In fact, Musselman believes tight circles within the Fall River elite may have also known, but that it was just something that wasn't spoken about.

If the sexual abuse was true, it would explain the brutality and “overkill” of the murders—nineteen blows to the head of Abby, and ten to Andrew. The passion that must have been behind the murders clearly goes beyond a business enemy of Andrew's or even an intruder, and it indicates that not only did the assailant know the couple, but they also felt wronged by them. It's possible that it's because Andrew did terrible things to Lizzie, and Abby stood by and let it happen. Lizzie might have put up with it as long as she could or could have done so even longer, but when she found out the property she desired was being given to her stepmother instead, it triggered her murderous rage.

It is all speculation, of course, but plausible—especially if that nasty thing in the basement was pulling the strings.
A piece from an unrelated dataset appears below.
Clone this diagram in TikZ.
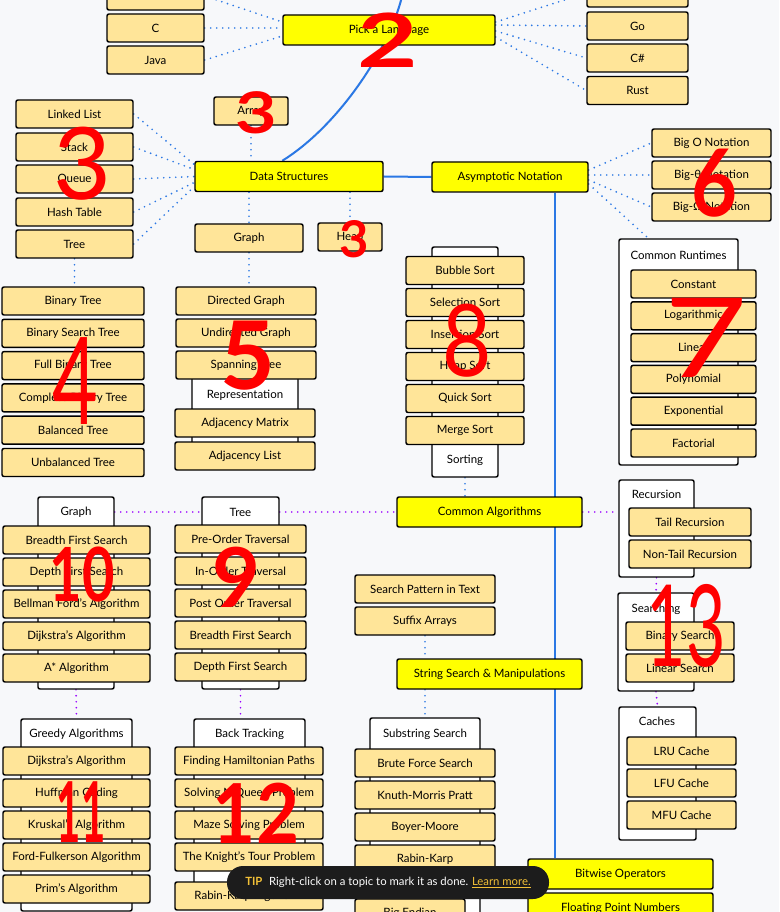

Could it have manipulated Andrew into committing that incest? Could it have whispered into Lizzie's ear and driven her to kill? Or did it even have to?

Musselman doesn't necessarily buy into this theory, but she does have an interesting observation about Lizzie Borden's life that could suggest the influence of something sinister. Before the murders, Lizzie was full of hatred and resentment, living a cold life and desiring something better. There is even a legend that after being bothered by a stray cat that Abby had taken in, Lizzie took it into the basement and chopped its head off with an ax. Yet the Lizzie who emerged after her acquittal was a quiet person who gave generously to those in her life and made numerous sizeable donations to animal shelters and nursed sick animals back to health in her beloved Maplecroft home up on the hill.